_Information shown_
****************************************
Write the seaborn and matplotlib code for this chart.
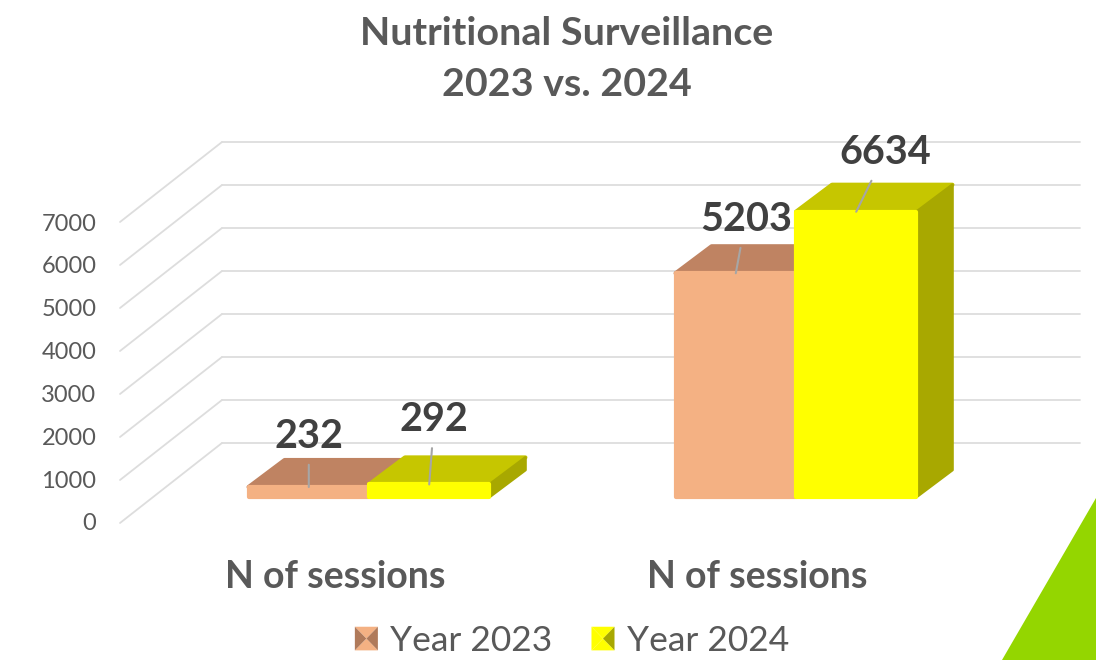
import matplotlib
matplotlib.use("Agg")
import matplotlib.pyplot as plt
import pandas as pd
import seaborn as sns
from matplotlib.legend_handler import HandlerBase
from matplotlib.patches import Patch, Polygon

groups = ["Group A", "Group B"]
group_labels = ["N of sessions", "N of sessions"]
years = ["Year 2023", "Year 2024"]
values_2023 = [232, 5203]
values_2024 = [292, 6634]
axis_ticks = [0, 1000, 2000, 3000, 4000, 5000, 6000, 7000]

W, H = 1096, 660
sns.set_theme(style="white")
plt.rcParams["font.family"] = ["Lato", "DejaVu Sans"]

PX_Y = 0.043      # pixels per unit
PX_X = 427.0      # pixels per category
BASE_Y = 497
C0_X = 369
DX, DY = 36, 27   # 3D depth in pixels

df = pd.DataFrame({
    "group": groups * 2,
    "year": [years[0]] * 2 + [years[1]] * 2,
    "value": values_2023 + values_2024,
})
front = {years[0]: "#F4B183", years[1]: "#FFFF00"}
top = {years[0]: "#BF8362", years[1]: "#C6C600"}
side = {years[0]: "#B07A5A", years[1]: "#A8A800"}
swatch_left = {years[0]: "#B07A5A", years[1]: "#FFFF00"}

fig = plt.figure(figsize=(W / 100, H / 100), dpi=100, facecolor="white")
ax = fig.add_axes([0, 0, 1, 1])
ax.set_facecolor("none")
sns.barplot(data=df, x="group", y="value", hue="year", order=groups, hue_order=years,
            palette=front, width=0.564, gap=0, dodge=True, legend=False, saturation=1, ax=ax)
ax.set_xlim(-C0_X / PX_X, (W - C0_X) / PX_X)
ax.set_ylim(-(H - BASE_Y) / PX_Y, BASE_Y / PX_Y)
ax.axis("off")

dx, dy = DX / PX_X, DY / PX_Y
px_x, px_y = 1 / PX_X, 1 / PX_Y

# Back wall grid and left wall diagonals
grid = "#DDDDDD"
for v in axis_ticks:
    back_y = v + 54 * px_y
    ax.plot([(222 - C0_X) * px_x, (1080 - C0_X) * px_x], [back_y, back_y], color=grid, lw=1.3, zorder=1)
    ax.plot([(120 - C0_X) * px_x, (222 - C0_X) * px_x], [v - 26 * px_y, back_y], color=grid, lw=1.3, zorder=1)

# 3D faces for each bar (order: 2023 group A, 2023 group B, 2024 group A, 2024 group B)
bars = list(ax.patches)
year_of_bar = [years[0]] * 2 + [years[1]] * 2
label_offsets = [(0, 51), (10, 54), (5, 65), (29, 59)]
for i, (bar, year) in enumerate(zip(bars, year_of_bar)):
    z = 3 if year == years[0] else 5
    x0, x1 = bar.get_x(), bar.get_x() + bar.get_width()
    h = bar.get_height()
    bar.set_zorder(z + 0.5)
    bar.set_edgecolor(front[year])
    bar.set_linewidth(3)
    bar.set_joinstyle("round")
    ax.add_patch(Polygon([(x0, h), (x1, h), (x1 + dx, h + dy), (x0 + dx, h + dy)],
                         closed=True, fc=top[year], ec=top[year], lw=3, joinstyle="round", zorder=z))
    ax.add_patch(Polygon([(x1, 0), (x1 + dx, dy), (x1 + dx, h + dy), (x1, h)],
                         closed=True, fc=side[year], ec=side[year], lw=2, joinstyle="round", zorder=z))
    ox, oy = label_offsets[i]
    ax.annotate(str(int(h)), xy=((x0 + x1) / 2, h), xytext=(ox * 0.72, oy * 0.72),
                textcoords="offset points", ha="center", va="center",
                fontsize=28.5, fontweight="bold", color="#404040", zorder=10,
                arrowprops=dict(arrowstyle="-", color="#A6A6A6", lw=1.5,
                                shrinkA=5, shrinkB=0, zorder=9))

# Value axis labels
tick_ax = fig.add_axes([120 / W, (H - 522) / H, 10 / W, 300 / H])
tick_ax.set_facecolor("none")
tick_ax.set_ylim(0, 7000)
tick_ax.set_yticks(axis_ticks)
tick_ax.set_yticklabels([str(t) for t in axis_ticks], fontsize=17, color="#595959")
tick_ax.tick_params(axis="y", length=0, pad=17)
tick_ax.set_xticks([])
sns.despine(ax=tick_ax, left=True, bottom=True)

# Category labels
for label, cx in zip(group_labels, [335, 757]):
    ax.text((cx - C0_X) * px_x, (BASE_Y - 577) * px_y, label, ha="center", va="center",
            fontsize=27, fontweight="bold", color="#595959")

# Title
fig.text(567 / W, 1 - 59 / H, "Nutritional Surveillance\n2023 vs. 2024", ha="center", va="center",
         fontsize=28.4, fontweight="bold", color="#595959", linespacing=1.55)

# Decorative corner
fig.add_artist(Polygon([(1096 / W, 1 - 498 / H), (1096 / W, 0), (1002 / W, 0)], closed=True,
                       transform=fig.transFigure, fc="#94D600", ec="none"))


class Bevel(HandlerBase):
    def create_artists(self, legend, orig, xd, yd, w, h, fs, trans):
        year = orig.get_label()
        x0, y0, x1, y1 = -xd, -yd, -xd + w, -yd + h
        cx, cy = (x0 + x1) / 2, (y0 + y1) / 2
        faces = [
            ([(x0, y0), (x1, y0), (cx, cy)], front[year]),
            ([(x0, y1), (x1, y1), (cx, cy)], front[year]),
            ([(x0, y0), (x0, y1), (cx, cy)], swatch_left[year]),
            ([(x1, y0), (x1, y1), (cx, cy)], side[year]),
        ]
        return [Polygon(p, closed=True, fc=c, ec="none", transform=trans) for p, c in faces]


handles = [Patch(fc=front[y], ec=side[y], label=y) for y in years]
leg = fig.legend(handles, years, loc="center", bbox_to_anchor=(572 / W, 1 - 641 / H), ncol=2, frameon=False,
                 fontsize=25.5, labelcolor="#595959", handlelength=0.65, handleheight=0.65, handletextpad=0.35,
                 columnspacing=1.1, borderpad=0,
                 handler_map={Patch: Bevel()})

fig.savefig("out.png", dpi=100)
****************************************
_Stated goal_
With the pictures left out, restate word for word every line of the data above, from the first down to the line that contains "from matplotlib.patches import Patch, Polygon".

_Exercise result_
Write the seaborn and matplotlib code for this chart.
import matplotlib
matplotlib.use("Agg")
import matplotlib.pyplot as plt
import pandas as pd
import seaborn as sns
from matplotlib.legend_handler import HandlerBase
from matplotlib.patches import Patch, Polygon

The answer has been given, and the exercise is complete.